Eine tatsächlich ausgeübte Erwerbstätigkeit ist nur dann als unzumutbar bzw. überobligatorisch anzusehen, wenn derjenige, der die Tätigkeit ausübt, hierzu unterhaltsrechtlich nicht verpflichtet ist. Der Umfang der individuell geschuldeten Erwerbstätigkeit neben der Betreuung eines Kindes kann seit dem 1.1.2008 jedoch nicht mehr nach dem Alter des Kindes oder anderen Kriterien pauschal bestimmt werden, sondern orientiert sich an den konkreten Gegebenheiten des Einzelfalles (BGH, Urteil vom 18.3.2009, Az. XII ZR 74/08). Mit der tatsächlichen Ausübung einer Tätigkeit zeigt der kinderbetreuende Ehegatte im Regelfall, dass diese Tätigkeit mit der Pflege und Erziehung der Kinder konkret vereinbar ist und in ihrem Umfang der Billigkeit i. S. d. § 1570 BGB entspricht. Das Ansinnen, eine tatsächlich ausgeübte Tätigkeit als überobligatorisch zu bewerten und mit einer Teilanrechnung oder dem Abzug eines Betreuungsbonus zu prämieren, wird deshalb regelmäßig im Gesetz keine Stütze mehr finden und kann allenfalls in Ausnahmefällen in Betracht gezogen werden.
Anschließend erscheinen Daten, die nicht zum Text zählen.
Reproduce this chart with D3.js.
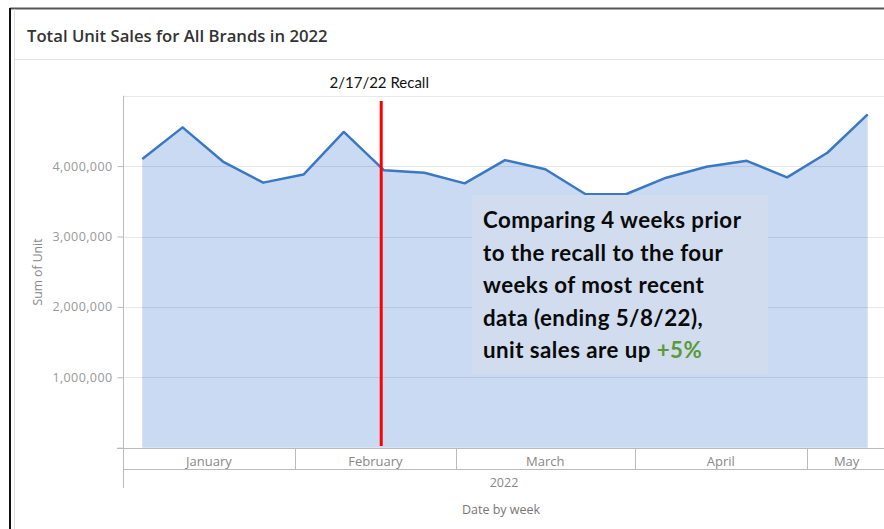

Auch der Bundesgerichtshof wertet – wie der erkennende Senat – die tatsächliche Ausübung einer Tätigkeit als Indiz dafür, dass diese Erwerbstätigkeit im konkreten Einzelfall mit der Betreuung des Kindes vereinbar ist. Lediglich im Hinblick auf besondere Umstände – der Einbindung der Eltern der Unterhaltsberechtigten in die Kindesbetreuung – und auf § 1570 Abs. 2 BGB wurde in einem Einzelfall die Bewertung einer Erwerbstätigkeit als überobligatorisch nicht beanstandet (BGH, Urteil vom 17.6.2009 – XII ZR 102/08).

Im vorliegend zu beurteilenden Sachverhalt werden jedoch außergewöhnliche Umstände, die die Erwerbstätigkeit der Antragstellerin unzumutbar oder überobligatorisch erscheinen lassen könnten, nicht vorgetragen und sind auch nach Aktenlage nicht ersichtlich.

b)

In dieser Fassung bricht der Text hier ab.